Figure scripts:

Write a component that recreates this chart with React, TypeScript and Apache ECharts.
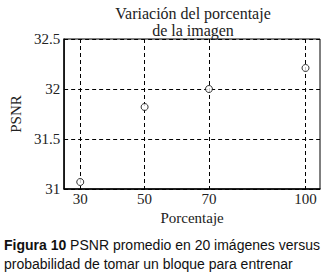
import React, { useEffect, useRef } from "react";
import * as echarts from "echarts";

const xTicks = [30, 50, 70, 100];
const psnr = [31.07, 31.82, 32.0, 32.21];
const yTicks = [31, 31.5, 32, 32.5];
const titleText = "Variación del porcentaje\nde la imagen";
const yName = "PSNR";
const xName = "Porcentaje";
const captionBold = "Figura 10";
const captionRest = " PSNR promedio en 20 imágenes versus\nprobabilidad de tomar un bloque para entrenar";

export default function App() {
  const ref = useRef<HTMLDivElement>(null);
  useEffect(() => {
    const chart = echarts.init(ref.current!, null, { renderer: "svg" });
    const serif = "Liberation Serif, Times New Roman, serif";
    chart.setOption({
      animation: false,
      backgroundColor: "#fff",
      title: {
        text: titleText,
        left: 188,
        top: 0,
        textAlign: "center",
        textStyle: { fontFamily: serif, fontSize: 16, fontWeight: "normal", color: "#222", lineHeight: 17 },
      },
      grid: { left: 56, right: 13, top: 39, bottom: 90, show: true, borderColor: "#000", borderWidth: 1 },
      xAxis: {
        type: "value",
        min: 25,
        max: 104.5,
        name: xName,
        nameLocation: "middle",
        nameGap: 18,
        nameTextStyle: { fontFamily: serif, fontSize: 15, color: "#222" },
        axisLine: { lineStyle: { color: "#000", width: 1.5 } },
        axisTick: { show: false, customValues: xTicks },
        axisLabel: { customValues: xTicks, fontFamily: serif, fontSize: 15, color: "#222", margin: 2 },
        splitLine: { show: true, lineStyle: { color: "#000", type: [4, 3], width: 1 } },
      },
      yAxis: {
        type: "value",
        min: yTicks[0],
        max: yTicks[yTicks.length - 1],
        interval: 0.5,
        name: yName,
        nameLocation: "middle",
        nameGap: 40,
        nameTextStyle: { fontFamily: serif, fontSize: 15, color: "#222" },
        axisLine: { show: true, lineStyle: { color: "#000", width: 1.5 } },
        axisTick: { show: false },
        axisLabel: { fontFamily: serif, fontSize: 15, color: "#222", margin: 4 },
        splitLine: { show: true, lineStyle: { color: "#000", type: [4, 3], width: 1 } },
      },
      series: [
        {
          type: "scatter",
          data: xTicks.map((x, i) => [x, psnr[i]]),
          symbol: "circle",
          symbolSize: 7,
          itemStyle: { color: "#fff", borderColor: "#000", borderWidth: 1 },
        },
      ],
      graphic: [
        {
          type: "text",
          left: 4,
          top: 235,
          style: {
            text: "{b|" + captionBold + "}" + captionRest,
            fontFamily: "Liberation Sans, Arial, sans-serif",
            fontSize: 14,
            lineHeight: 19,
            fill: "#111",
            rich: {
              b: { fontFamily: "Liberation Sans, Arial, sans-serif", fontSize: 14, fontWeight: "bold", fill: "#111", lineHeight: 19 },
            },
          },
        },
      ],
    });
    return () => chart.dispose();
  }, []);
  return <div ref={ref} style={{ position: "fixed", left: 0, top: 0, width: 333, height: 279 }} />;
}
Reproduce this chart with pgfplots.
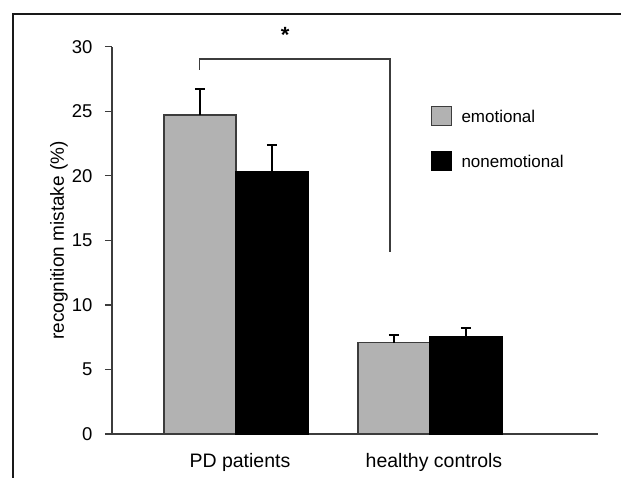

==

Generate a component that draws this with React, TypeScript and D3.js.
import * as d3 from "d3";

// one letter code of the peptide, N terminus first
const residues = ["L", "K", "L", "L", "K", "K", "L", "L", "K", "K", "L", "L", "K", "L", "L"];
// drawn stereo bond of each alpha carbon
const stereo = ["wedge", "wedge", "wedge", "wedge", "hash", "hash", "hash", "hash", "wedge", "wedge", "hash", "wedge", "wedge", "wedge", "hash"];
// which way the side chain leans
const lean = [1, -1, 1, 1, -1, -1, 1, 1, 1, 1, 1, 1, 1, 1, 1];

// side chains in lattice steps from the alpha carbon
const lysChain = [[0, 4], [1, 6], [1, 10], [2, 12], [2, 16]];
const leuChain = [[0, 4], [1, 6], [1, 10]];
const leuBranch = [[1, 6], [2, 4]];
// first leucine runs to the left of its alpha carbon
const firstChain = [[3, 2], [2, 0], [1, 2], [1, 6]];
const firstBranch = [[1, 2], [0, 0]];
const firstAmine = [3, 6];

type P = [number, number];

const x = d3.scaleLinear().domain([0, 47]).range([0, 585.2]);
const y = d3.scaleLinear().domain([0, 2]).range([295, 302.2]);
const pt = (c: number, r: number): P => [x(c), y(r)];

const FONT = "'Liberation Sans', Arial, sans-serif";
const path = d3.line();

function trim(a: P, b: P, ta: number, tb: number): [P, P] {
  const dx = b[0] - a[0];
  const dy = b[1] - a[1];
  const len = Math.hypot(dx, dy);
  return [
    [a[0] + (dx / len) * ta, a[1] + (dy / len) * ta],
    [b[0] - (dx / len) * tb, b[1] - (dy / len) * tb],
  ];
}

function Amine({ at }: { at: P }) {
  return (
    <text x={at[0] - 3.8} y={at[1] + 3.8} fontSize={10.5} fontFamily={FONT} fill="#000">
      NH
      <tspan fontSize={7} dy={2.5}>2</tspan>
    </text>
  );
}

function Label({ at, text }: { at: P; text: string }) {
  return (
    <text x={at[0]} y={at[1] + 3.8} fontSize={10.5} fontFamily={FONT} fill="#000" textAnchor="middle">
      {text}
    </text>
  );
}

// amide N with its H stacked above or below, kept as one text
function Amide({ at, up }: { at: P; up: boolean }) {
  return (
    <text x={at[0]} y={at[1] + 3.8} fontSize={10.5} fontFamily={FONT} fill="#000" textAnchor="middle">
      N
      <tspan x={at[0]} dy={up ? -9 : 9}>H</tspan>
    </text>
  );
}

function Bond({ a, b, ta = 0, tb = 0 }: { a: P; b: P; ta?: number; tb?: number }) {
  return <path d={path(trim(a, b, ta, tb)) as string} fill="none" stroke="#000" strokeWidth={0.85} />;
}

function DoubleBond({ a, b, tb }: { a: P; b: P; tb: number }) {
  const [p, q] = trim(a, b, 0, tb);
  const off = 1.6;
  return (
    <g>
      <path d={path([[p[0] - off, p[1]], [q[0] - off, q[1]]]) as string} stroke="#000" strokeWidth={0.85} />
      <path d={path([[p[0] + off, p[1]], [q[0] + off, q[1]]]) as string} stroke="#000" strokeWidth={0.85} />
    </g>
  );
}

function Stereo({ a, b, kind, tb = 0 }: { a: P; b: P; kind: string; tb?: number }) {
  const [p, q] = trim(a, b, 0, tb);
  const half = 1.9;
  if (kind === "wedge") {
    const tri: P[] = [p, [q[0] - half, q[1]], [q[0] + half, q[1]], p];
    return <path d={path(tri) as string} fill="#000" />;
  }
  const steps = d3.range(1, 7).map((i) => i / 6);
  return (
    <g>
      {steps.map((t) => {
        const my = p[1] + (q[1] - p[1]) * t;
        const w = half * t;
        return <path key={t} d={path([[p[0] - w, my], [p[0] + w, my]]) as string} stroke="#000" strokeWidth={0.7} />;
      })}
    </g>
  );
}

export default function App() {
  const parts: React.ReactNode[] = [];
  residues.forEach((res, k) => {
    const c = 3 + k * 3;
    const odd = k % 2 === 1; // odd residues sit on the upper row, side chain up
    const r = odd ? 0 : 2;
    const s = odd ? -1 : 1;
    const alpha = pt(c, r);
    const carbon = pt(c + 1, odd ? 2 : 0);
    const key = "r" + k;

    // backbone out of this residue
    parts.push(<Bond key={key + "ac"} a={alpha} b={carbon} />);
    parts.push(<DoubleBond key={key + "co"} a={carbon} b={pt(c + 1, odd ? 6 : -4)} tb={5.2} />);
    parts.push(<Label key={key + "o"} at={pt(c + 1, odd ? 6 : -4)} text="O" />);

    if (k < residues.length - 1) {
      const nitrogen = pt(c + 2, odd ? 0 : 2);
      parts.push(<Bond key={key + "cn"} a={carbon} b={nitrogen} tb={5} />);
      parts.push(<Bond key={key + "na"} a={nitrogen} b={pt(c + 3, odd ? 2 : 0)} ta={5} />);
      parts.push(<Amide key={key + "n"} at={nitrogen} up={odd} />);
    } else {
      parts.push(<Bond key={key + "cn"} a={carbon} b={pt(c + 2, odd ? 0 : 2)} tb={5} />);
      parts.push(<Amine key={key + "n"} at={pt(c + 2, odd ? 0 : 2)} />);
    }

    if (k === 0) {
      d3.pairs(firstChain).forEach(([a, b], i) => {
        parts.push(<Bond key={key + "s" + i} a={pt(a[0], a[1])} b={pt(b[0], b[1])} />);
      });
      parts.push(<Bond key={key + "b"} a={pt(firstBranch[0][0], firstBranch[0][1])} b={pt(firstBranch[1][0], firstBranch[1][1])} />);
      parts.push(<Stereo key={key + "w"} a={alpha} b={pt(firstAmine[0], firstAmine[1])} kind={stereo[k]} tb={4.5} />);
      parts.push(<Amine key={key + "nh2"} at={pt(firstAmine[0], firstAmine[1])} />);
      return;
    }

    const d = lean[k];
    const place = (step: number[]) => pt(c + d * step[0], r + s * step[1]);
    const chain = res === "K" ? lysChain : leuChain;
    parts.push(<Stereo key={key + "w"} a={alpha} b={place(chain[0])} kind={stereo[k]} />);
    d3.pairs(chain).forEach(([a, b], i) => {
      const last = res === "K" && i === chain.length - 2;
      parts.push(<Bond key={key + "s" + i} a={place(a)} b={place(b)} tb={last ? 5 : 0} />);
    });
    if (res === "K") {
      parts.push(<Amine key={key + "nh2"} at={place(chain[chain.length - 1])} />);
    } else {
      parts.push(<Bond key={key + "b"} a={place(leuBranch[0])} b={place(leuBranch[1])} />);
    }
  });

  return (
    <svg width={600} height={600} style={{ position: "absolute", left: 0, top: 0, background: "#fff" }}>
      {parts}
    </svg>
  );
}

Task statement
Which lines of the data include "React"? Copy each of them.

Full answer
Write a component that recreates this chart with React, TypeScript and Apache ECharts.
import React, { useEffect, useRef } from "react";
Generate a component that draws this with React, TypeScript and D3.js.
  const parts: React.ReactNode[] = [];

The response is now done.